Cloudy Water in the Thinktank

If there’s anything I understand less than all these conferences and unconferences and all the fuss over who gets to speak and who doesn’t, it’s the thinktank. I imagine it as a gathering of navel gazers, with a big dose of arrogance thrown in.

So all these brainiacs are sitting around thinking about the next mensa convention, when all of the sudden the silence is broken by a high pitched, nasal sound.

Brainiac One: “I’ve got it! Everyone else in the world who thinks that net neutrality is a good idea is wrong! Net neutrality is bad! Yeah, that’s it. Bad. Bad, I tell you!”

Brainiac Two: “Well, if everyone says it’s good and we say it’s good too, then what good is our thinktank?”

Brainiac Three: “Good point, Rothschild, we must do out part to eradicate net neutrality. Let’s all think about how we can do that.”

[hours and hours of tense silence]

Brainiac Two: “I have it! Let’s write a report that says net neutrality is stealing! Let’s throw some words in there like regulatory and infrastructure, and, if possible, a few latin phrases.”

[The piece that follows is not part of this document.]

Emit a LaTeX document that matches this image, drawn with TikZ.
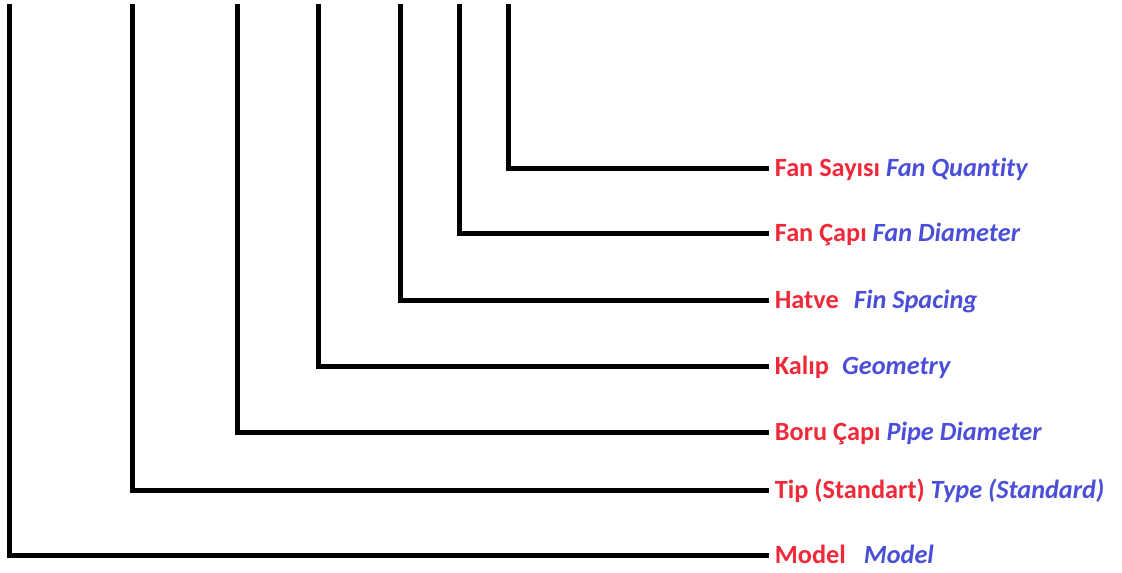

Brainiac One: “Yes, if we publish said report, people will talk about it and they will bow down before our tiding.”

Janitor (who has a masters degree, but not mutliple PhD’s) [looks up from sweeping the floor]: “Yeah, and that there will also compy with that durned old Rule of the Reallies becaus’n some o’ dose idgits will thunk it’s wrong!”

Brainiac Three: “Harcourt, go take out the trash and let us smart guys do the thinking. Besides, we are above publicity. It would be beneath us to take an absurd position just for the attention we would get.”

Brainiac Four: “Fellows, I urge that we table this important discourse for an hour as our navels need a break.”